F. In considering the totality of the circumstances to ascertain whether the business use of the Vehicle was its predominate use, the Court found the following facts to be germane: (i) Mr. Haskins only used the Vehicle for non-business purposes on an infrequent basis, (ii) Mrs. Haskins very rarely drove the Vehicle, (iii) Mr. Haskins used the Vehicle for all jobs he performed as part of his business, and (iv) the nature and extent of any personal use of the vehicle, and the relative number of miles that the vehicle is driven for personal versus business uses is determinative.[8 ] Based upon these circumstances, the Court concludes that the Debtors' actual use of the Vehicle was predominately for non-personal, business-related purposes.

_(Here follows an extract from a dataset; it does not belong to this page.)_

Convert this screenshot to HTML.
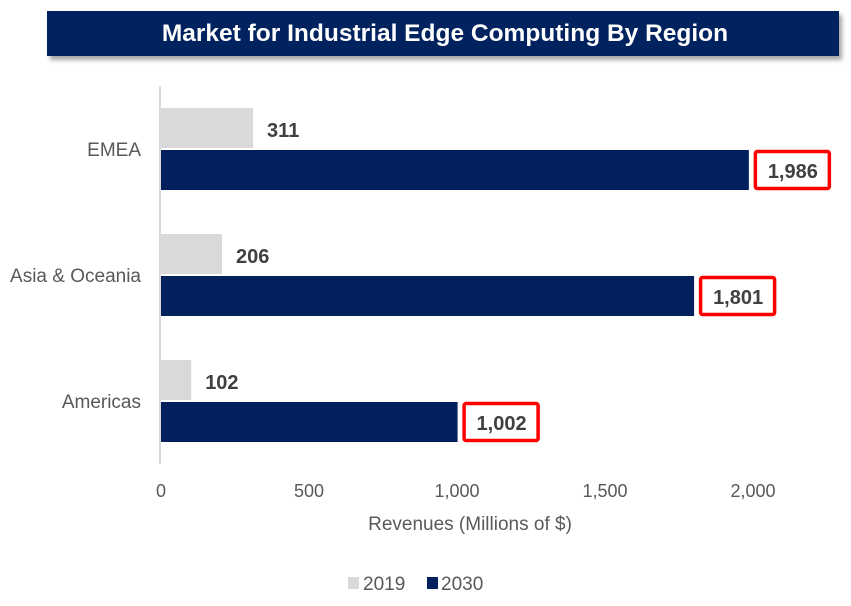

G. Since the Court has found that the Debtors intended Mr. Haskins would use the Vehicle in his business at the time of purchase, and that Mr. Haskins did use the Vehicle predominately to perform the functions of his business, the "for personal use" element necessary to trigger application of the anti-cramdown provision is absent from the facts of this case.
H. The Debtors have shown that one of the critical elements of the hanging paragraph, namely that the Vehicle was acquired for the Debtors' personal use, is not present. See In re Bethoney, 384 B.R. 24 (Bankr. D. Mass. 2008). Therefore, the anti-cramdown provision of § 1325(a) does not apply and the Debtors may bifurcate Wachovia's claim under § 506.